## YOUR INSTRUCTIONS
Without the pictures, retype exactly the lines from the top of the entries below through the line that contains "step = 0.222".

## MATERIAL FOR THE TASK

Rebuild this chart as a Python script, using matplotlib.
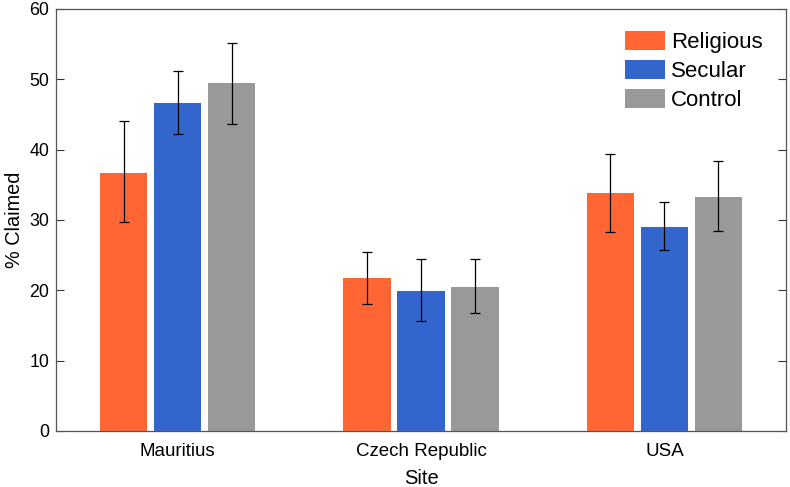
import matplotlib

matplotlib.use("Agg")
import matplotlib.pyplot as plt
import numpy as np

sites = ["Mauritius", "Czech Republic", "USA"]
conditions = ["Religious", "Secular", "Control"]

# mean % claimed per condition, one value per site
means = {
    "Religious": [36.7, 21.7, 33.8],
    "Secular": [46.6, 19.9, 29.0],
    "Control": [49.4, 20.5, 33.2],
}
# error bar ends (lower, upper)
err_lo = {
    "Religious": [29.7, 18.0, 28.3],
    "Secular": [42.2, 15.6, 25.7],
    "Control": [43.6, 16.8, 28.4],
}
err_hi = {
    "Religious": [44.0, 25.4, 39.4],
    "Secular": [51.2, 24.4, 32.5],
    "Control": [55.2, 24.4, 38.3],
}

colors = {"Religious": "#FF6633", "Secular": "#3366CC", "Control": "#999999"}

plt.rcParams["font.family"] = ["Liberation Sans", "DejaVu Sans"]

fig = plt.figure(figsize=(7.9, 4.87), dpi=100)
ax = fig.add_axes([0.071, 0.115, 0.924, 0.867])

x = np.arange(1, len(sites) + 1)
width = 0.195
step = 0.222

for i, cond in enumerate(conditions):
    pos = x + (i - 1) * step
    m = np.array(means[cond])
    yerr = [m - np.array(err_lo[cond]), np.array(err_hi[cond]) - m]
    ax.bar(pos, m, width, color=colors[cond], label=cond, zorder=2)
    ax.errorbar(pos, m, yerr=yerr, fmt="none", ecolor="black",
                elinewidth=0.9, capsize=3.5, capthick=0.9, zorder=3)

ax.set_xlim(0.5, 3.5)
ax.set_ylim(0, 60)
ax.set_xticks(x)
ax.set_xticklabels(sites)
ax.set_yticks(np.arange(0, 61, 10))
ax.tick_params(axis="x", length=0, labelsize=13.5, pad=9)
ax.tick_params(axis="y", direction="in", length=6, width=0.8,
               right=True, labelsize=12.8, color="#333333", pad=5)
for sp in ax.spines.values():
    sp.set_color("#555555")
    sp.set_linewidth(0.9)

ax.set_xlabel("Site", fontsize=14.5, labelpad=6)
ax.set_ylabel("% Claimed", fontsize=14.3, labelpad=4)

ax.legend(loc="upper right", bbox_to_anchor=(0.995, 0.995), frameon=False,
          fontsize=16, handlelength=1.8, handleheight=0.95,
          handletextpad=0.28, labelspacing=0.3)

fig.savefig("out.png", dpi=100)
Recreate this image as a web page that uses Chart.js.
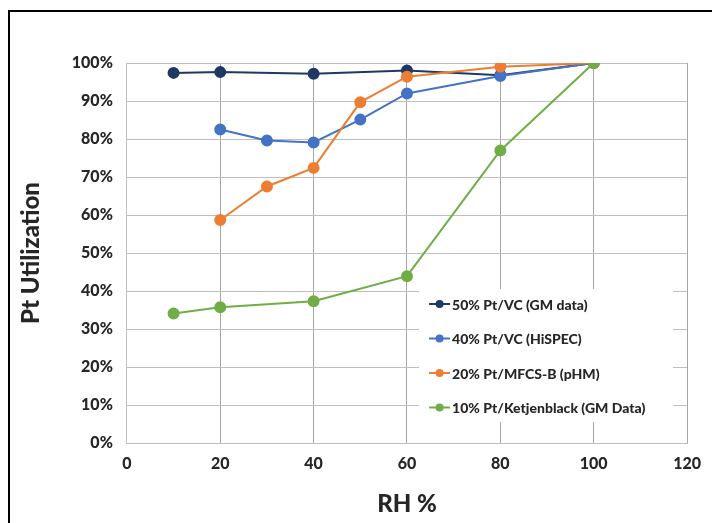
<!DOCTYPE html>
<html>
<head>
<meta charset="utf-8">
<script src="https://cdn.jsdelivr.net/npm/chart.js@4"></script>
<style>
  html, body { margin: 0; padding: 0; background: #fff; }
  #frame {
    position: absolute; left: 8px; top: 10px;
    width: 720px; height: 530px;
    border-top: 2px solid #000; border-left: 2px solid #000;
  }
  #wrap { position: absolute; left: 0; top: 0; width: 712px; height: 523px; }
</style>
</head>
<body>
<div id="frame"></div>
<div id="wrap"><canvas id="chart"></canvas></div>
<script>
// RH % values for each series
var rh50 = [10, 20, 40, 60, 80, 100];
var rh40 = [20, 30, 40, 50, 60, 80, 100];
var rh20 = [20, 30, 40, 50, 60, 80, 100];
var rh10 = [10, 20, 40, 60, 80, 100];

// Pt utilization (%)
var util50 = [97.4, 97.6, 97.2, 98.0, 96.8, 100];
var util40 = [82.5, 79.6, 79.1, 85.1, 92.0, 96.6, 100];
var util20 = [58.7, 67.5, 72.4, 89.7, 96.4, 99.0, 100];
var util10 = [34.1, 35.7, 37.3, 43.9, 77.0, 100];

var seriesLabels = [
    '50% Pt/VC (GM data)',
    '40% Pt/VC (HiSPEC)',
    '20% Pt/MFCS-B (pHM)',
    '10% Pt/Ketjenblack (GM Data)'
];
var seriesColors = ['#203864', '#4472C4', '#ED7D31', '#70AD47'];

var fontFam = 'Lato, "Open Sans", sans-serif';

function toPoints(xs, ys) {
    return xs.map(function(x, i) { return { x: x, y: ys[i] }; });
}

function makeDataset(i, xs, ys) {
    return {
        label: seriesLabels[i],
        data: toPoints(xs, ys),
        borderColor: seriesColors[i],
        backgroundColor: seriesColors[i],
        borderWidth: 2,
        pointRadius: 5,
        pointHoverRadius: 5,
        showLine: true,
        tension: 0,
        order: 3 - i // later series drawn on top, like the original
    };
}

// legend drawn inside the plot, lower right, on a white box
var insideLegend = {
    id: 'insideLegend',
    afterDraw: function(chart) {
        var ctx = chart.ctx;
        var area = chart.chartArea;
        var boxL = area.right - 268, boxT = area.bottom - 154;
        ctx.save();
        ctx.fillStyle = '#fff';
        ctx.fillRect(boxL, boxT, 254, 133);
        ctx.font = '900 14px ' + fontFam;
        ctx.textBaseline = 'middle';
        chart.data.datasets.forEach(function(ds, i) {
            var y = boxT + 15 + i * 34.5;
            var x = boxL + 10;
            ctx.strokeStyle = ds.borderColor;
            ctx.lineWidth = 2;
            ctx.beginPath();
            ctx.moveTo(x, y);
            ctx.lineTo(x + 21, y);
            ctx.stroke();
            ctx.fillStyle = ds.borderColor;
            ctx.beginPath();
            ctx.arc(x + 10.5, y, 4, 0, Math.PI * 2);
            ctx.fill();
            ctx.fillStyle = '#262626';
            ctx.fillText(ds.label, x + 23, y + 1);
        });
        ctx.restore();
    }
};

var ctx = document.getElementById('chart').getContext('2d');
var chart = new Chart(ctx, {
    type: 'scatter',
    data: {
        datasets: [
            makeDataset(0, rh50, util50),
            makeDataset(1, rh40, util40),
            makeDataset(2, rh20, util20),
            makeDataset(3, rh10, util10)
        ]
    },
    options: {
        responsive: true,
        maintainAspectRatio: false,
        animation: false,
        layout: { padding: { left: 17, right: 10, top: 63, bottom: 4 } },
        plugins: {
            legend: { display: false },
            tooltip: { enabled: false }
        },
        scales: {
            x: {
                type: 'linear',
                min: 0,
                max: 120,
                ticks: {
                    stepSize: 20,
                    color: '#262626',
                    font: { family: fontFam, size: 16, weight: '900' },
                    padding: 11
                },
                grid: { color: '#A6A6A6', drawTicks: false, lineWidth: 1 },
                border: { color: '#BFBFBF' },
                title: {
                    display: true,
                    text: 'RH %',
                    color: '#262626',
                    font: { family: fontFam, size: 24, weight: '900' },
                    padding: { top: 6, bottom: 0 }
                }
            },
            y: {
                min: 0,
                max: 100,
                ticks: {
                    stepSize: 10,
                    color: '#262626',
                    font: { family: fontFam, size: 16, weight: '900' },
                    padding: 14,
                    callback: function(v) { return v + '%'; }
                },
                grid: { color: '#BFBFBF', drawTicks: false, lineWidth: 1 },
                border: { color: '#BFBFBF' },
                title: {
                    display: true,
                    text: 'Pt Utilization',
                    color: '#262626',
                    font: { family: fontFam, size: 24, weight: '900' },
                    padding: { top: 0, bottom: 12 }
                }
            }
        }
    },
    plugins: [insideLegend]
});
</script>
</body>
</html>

## RESULT OF THIS EXERCISE
Rebuild this chart as a Python script, using matplotlib.
import matplotlib

matplotlib.use("Agg")
import matplotlib.pyplot as plt
import numpy as np

sites = ["Mauritius", "Czech Republic", "USA"]
conditions = ["Religious", "Secular", "Control"]

# mean % claimed per condition, one value per site
means = {
    "Religious": [36.7, 21.7, 33.8],
    "Secular": [46.6, 19.9, 29.0],
    "Control": [49.4, 20.5, 33.2],
}
# error bar ends (lower, upper)
err_lo = {
    "Religious": [29.7, 18.0, 28.3],
    "Secular": [42.2, 15.6, 25.7],
    "Control": [43.6, 16.8, 28.4],
}
err_hi = {
    "Religious": [44.0, 25.4, 39.4],
    "Secular": [51.2, 24.4, 32.5],
    "Control": [55.2, 24.4, 38.3],
}

colors = {"Religious": "#FF6633", "Secular": "#3366CC", "Control": "#999999"}

plt.rcParams["font.family"] = ["Liberation Sans", "DejaVu Sans"]

fig = plt.figure(figsize=(7.9, 4.87), dpi=100)
ax = fig.add_axes([0.071, 0.115, 0.924, 0.867])

x = np.arange(1, len(sites) + 1)
width = 0.195
step = 0.222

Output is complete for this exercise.